12 Router
We’ve talked about routing. To come full circle, let’s take a look at routers in Ambiorix.
12.1 What is a router?
Structure and maintainability are key when building applications. As an application grows larger and larger, we need a way to organize the routes.
Enter routers.
A Router object is an instance containing middleware and routes. Think of it as a “mini-application”, only capable of performing middleware and routing functions.
A router behaves like middleware itself, therefore you can use it:
- as an argument to
app$use(), or - as the argument to another router’s
use()method.
Once you’ve created a Router object, you can add middleware and HTTP method routes (get, post, put, delete, etc) to it just like an application.
12.2 Why routers matter
Routers start to make sense the moment an application grows beyond a handful of routes.
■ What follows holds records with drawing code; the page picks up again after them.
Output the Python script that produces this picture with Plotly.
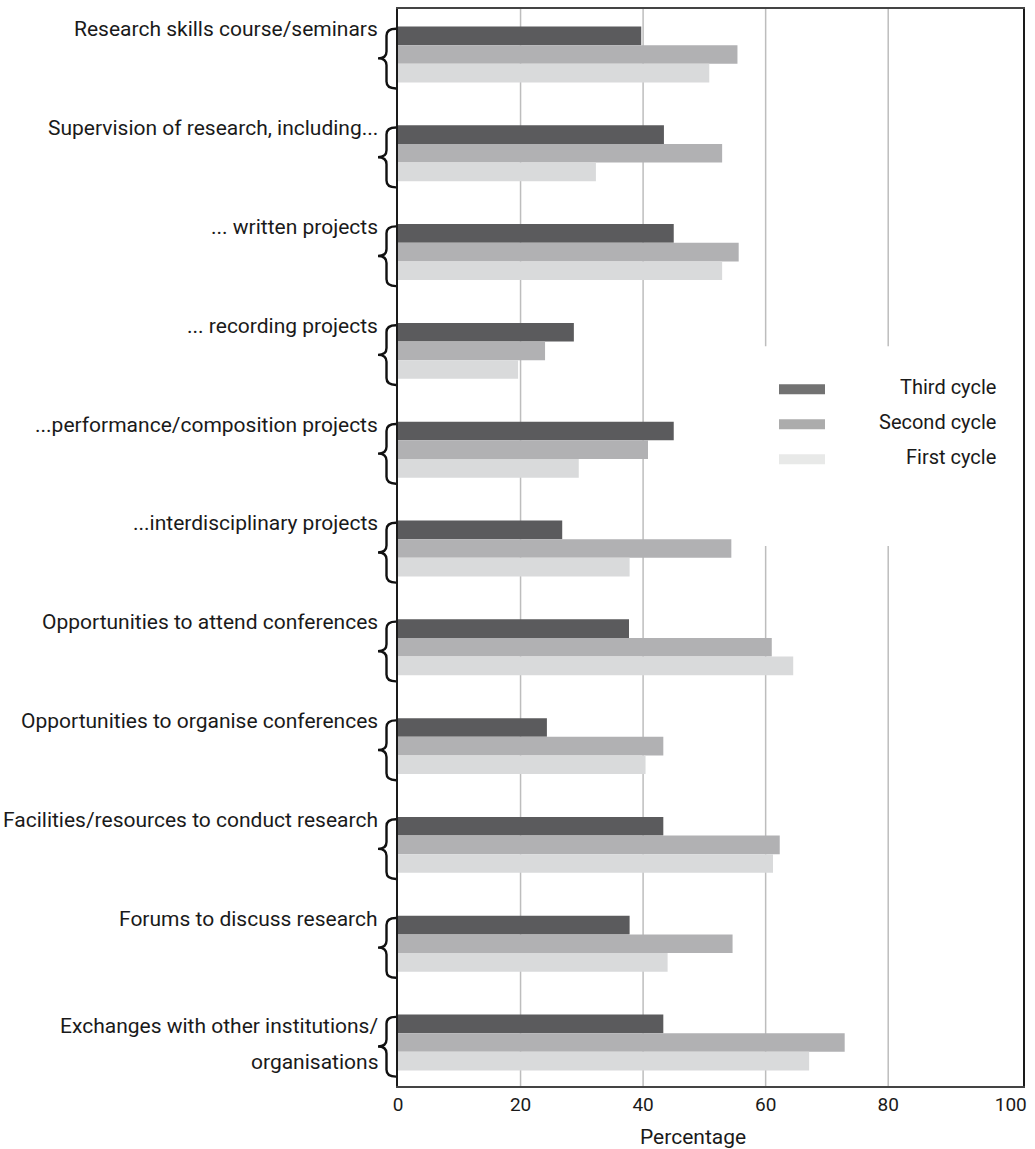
import plotly.graph_objects as go

categories = [
    "Research skills course/seminars",
    "Supervision of research, including...",
    "... written projects",
    "... recording projects",
    "...performance/composition projects",
    "...interdisciplinary projects",
    "Opportunities to attend conferences",
    "Opportunities to organise conferences",
    "Facilities/resources to conduct research",
    "Forums to discuss research",
    "Exchanges with other institutions/<br>organisations",
]
third_cycle = [39.7, 43.4, 45.0, 28.7, 45.0, 26.8, 37.7, 24.3, 43.3, 37.8, 43.3]
second_cycle = [55.4, 52.9, 55.6, 24.0, 40.8, 54.4, 61.0, 43.3, 62.3, 54.6, 72.9]
first_cycle = [50.8, 32.3, 52.9, 19.6, 29.5, 37.8, 64.5, 40.4, 61.2, 44.0, 67.1]

series_names = ["Third cycle", "Second cycle", "First cycle"]
bar_colors = ["#5b5b5d", "#b1b1b3", "#d9dadb"]
legend_colors = ["#727272", "#acacac", "#e8e9e8"]
x_ticks = [0, 20, 40, 60, 80, 100]
grid_vals = [20, 40, 60, 80]

W, H = 1035, 1149
L, R, T, B = 398, 1023, 7, 1086
FONT = "Roboto"
TXT = "#1a1a1a"


def px_x(p):
    return (p - L) / (R - L)


def px_y(p):
    return 1 - (p - T) / (B - T)


fig = go.Figure()
for name, vals, col in zip(series_names, [third_cycle, second_cycle, first_cycle], bar_colors):
    fig.add_trace(go.Bar(x=vals, y=categories, name=name, orientation="h",
                         marker=dict(color=col, line=dict(width=0)), showlegend=False))

# grid lines (only the inner ones)
for v in grid_vals:
    fig.add_vline(x=v, line=dict(color="#bdbdbd", width=1.5), layer="below")

# category labels + braces
for i, cat in enumerate(categories):
    lines = cat.split("<br>")
    n = len(lines)
    for k, ln in enumerate(lines):
        fig.add_annotation(x=px_x(380), xref="paper", y=i, yref="y", text=ln,
                           xanchor="right", yanchor="middle", showarrow=False,
                           yshift=25 - 8 * (n - 1) - 36 * k,
                           font=dict(family=FONT, size=21, color=TXT))
    xr, xm, xl = px_x(396), px_x(386.5), px_x(378)
    t, m, b, d = i - 0.26, i + 0.04, i + 0.345, 0.07
    path = (f"M {xr},{t} Q {xm},{t} {xm},{t + d} L {xm},{m - d} "
            f"Q {xm},{m} {xl},{m} Q {xm},{m} {xm},{m + d} "
            f"L {xm},{b - d} Q {xm},{b} {xr},{b}")
    fig.add_shape(type="path", path=path, xref="paper", yref="y",
                  line=dict(color="#111111", width=2.4))

# legend box
fig.add_shape(type="rect", xref="paper", yref="paper",
              x0=px_x(745), x1=px_x(1015), y0=px_y(545), y1=px_y(345),
              fillcolor="white", line=dict(width=0), layer="above")
for k, (name, col) in enumerate(zip(series_names, legend_colors)):
    yc = 388 + 35 * k
    fig.add_shape(type="rect", xref="paper", yref="paper",
                  x0=px_x(779), x1=px_x(825), y0=px_y(yc + 5), y1=px_y(yc - 5),
                  fillcolor=col, line=dict(width=0), layer="above")
    fig.add_annotation(x=px_x(998), xref="paper", y=px_y(yc - 2), yref="paper",
                       text=name, xanchor="right", yanchor="middle", showarrow=False,
                       font=dict(family=FONT, size=20, color=TXT))

fig.add_annotation(x=px_x(693), xref="paper", y=px_y(1137), yref="paper",
                   text="Percentage", xanchor="center", yanchor="middle", showarrow=False,
                   font=dict(family=FONT, size=21, color=TXT))

fig.update_layout(
    width=W, height=H,
    margin=dict(l=L, r=W - R, t=T, b=H - B),
    paper_bgcolor="white", plot_bgcolor="white",
    barmode="group", bargap=0.434, bargroupgap=0,
    font=dict(family=FONT, size=18, color=TXT),
    xaxis=dict(range=[0, 102], tickvals=x_ticks, showgrid=False, zeroline=False,
               showline=True, linecolor="#444444", linewidth=2, mirror=True,
               ticks="", tickfont=dict(size=19, color=TXT)),
    yaxis=dict(type="category", range=[10.44, -0.46], showticklabels=False,
               showgrid=False, zeroline=False, showline=True, linecolor="#1a1a1a",
               linewidth=2, mirror=True, ticks=""),
)

fig.write_html("out.html", config={"displayModeBar": False},
               post_script="document.body.style.margin='0';")
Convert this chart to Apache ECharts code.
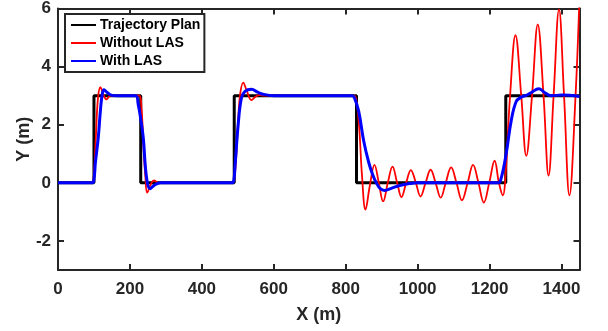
<!DOCTYPE html>
<html>
<head>
<meta charset="utf-8">
<script src="https://cdn.jsdelivr.net/npm/echarts@6/dist/echarts.min.js"></script>
<style>html,body{margin:0;padding:0;background:#fff}#c{width:608px;height:331px}</style>
</head>
<body>
<div id="c"></div>
<script>
const seriesNames = ["Trajectory Plan", "Without LAS", "With LAS"];
const xTicks = [0, 200, 400, 600, 800, 1000, 1200, 1400];
const yTicks = [-2, 0, 2, 4, 6];

const trajectoryPlan = [
  [0,0],[100,0],[100,3],[230,3],[230,0],[490,0],[490,3],[830,3],[830,0],[1245,0],[1245,3],[1450,3]
];

const withoutLAS = [
  [0,0],[92,0],[98,0.05],[105,1.5],[111,2.9],[118,3.29],[126,3.05],[135,2.87],[145,3.0],[160,3.0],
  [226,3.0],[232,2.6],[238,1.2],[243,0.2],[248,-0.34],[258,-0.05],[267,0.08],[280,0],[300,0],
  [486,0],[491,0.2],[496,1.0],[501,2.2],[507,3.1],[515,3.45],[524,3.2],[538,2.85],[550,2.97],[560,3.02],[575,3.0],
  [822,3.0],[830,2.8],[838,1.8],[845,0.3],[855,-0.92],[867,-0.1],[880,0.62],[892,0],[904,-0.64],
  [917,0],[930,0.56],[943,0],[955,-0.49],[968,0],[981,0.44],[995,0],[1008,-0.47],[1022,0],
  [1036,0.45],[1050,0],[1064,-0.51],[1078,0],[1093,0.53],[1108,0],[1123,-0.6],[1139,0],
  [1154,0.62],[1169,0],[1184,-0.68],[1199,0],[1214,0.76],[1226,0],[1237,-0.43],[1243,0],
  [1257,3.0],[1272,5.08],[1288,3.0],[1302,0.93],[1318,3.0],[1334,5.45],[1350,3.0],[1364,0.25],
  [1378,3.0],[1393,5.97],[1407,3.0],[1422,-0.43],[1439,3.0],[1450,6.4]
];

const withLAS = [
  [0,0],[92,0],[99,0.05],[104,0.7],[112,1.56],[118,2.5],[123,3.05],[128,3.2],[136,3.12],[148,3.02],[165,3.0],
  [216,3.0],[223,2.7],[230,2.2],[237,1.56],[246,0.2],[256,-0.2],[268,-0.08],[285,0],[300,0],
  [484,0],[489,0.1],[492,0.53],[501,2.0],[510,2.92],[520,3.15],[538,3.22],[555,3.12],[570,3.05],[600,3.0],
  [818,3.0],[825,2.9],[836,2.47],[850,1.44],[864,0.7],[875,0.28],[885,0],[896,-0.2],[908,-0.26],
  [925,-0.2],[950,-0.09],[980,-0.02],[1000,0],
  [1224,0],[1232,0.15],[1246,0.99],[1260,2.13],[1274,2.8],[1288,2.95],[1300,3.0],[1315,3.1],
  [1337,3.24],[1352,3.12],[1371,3.0],[1400,3.02],[1450,2.97]
];

const FONT = "'Liberation Sans', Arial, sans-serif";
const AX = '#262626';

const chart = echarts.init(document.getElementById('c'), null, {renderer: 'canvas'});
const baseAxisX = {
  type: 'value', min: 0, max: 1450, interval: 200,
  axisLine: {show: true, onZero: false, lineStyle: {color: AX, width: 2}},
  axisTick: {show: true, inside: true, length: 6, lineStyle: {color: AX, width: 2}},
  splitLine: {show: false}
};
const baseAxisY = {
  type: 'value', min: -3, max: 6, splitNumber: 5,
  axisLine: {show: true, onZero: false, lineStyle: {color: AX, width: 2}},
  axisTick: {show: true, inside: true, length: 6, lineStyle: {color: AX, width: 2}},
  splitLine: {show: false}
};

chart.setOption({
  animation: false,
  backgroundColor: '#fff',
  grid: {left: 58, right: 28.5, top: 6, bottom: 61, containLabel: false},
  legend: {
    show: true, orient: 'vertical', left: 65, top: 14,
    padding: [4, 4, 4, 5], itemGap: 4, itemWidth: 25, itemHeight: 14,
    backgroundColor: '#fff', borderColor: AX, borderWidth: 2, borderRadius: 0,
    itemStyle: {opacity: 0},
    textStyle: {fontFamily: FONT, fontWeight: 'bold', fontSize: 14, color: '#000', padding: [0,0,0,-1]},
    data: seriesNames
  },
  xAxis: [
    Object.assign({}, baseAxisX, {
      position: 'bottom',
      name: 'X (m)', nameLocation: 'middle', nameGap: 36, nameMoveOverlap: false,
      nameTextStyle: {fontFamily: FONT, fontWeight: 'bold', fontSize: 18, color: AX},
      axisLabel: {show: true, margin: 11, fontFamily: FONT, fontWeight: 'bold', fontSize: 17, color: AX,
        showMaxLabel: false,
        formatter: v => xTicks.indexOf(v) >= 0 ? String(v) : ''}
    }),
    Object.assign({}, baseAxisX, {position: 'top', axisLabel: {show: false}})
  ],
  yAxis: [
    Object.assign({}, baseAxisY, {
      position: 'left',
      name: 'Y (m)', nameLocation: 'middle', nameGap: 25, nameMoveOverlap: false,
      nameTextStyle: {fontFamily: FONT, fontWeight: 'bold', fontSize: 18, color: AX},
      axisLabel: {show: true, margin: 7, fontFamily: FONT, fontWeight: 'bold', fontSize: 17, color: AX,
        showMinLabel: false,
        formatter: v => yTicks.indexOf(v) >= 0 ? String(v) : ''}
    }),
    Object.assign({}, baseAxisY, {position: 'right', axisLabel: {show: false}})
  ],
  series: [
    {name: seriesNames[0], type: 'line', data: trajectoryPlan, symbol: 'none', smooth: false,
      lineStyle: {color: '#000', width: 3}, itemStyle: {color: '#000'}, z: 2},
    {name: seriesNames[1], type: 'line', data: withoutLAS, symbol: 'none', smooth: 0.4,
      lineStyle: {color: '#ff0000', width: 1.8}, itemStyle: {color: '#ff0000'}, z: 3},
    {name: seriesNames[2], type: 'line', data: withLAS, symbol: 'none', smooth: 0.4,
      lineStyle: {color: '#0000ff', width: 3}, itemStyle: {color: '#0000ff'}, z: 4}
  ]
});
</script>
</body>
</html>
Consider a very common feature: users.
At first, the routes are simple:
GET /users
GET /users/:id
POST /users
PUT /users/:id
DELETE /users/:idIf everything lives directly on the app instance, these routes sit alongside unrelated concerns:
/
/login
/logout
/health
/users
/users/:id
/posts
/posts/:idThis works, but only briefly.
As the /users feature evolves, you inevitably add shared behavior:
- authentication
- authorization
- validation
- feature-specific helpers
Without routers, you either repeat middleware on every route, or rely on ordering tricks and comments to keep things readable. The application still works, but the structure starts to decay.
At this point, routers become a necessity.
A router lets you group routes and middleware by responsibility. Everything related to users lives together, and shared behavior is applied once.
library(ambiorix)
# ------------------------------------------------------------------------------
users <- Router$new(path = "/users")
auth <- function(req, res) {
now <- format(
x = Sys.time(),
format = "%F %T",
usetz = TRUE
)
cat("[authentication middleware]", now, "\n")
}
users$use(auth)
users$get("/", function(req, res) {
res$send("list users")
})
users$get("/:id", function(req, res) {
res$send(paste("show user", req$params$id))
})
users$post("/", function(req, res) {
res$send("create user")
})
users$put("/:id", function(req, res) {
res$send(paste("update user", req$params$id))
})
users$delete("/:id", function(req, res) {
res$send(paste("delete user", req$params$id))
})
# ------------------------------------------------------------------------------
app <- Ambiorix$new()
app$get("/", function(req, res) {
res$send("hello, routers!")
})
app$use(users)
app$start(port = 3000L)In this new structure:
- user-related routes are defined in one place.
- shared middleware is applied once.
- the main application stays readable as it grows.
That is the role of a router.
12.3 Nested routers
Routers can be mounted inside other routers.
This is useful when a feature has multiple sub-features that should stay separate, but still live under one umbrella.
An admin area is the classic case:
/adminis the parent feature./admin/usersand/admin/reportsare independent sub-features.- the parent can enforce shared behavior (audit logs, auth, etc.)
The key idea is composition:
- a parent router defines a prefix and shared middleware.
- child routers define their own routes.
- mounting the child routers under the parent produces a clean URL tree.
- middleware on the parent applies to everything mounted under it.
In practice, you write routes where they belong, then “paste” them together.
Say this is the hierarchy we need:
- /admin
- /users
- /reports
- /daily
Using nested routers, our app would be:
library(ambiorix)
# ------------------------------------------------------------------------------
admin <- Router$new("/admin")
users <- Router$new("/users")
reports <- Router$new("/reports")
audit <- function(req, res) {
now <- format(
x = Sys.time(),
format = "%F %T",
usetz = TRUE
)
cat("[audit middleware]", now, "\n")
}
admin$use(audit)
admin$get("/", function(req, res) {
res$send("Admin home")
})
users$get("/", function(req, res) {
res$send("Admin users")
})
reports$get("/", function(req, res) {
res$send("Admin reports")
})
reports$get("/daily", function(req, res) {
res$send("Daily report")
})
admin$use(users)
admin$use(reports)
# ------------------------------------------------------------------------------
app <- Ambiorix$new()
app$get("/", function(req, res) {
res$send("hello, nested routers!")
})
app$use(admin)
app$start(port = 3000L)Once composed, the effective routes become:
/admin
/admin/users
/admin/reports
/admin/reports/dailyAnd audit() runs for all of them.
Nested routers let you keep each area small and focused, while still getting a coherent URL hierarchy and shared behavior.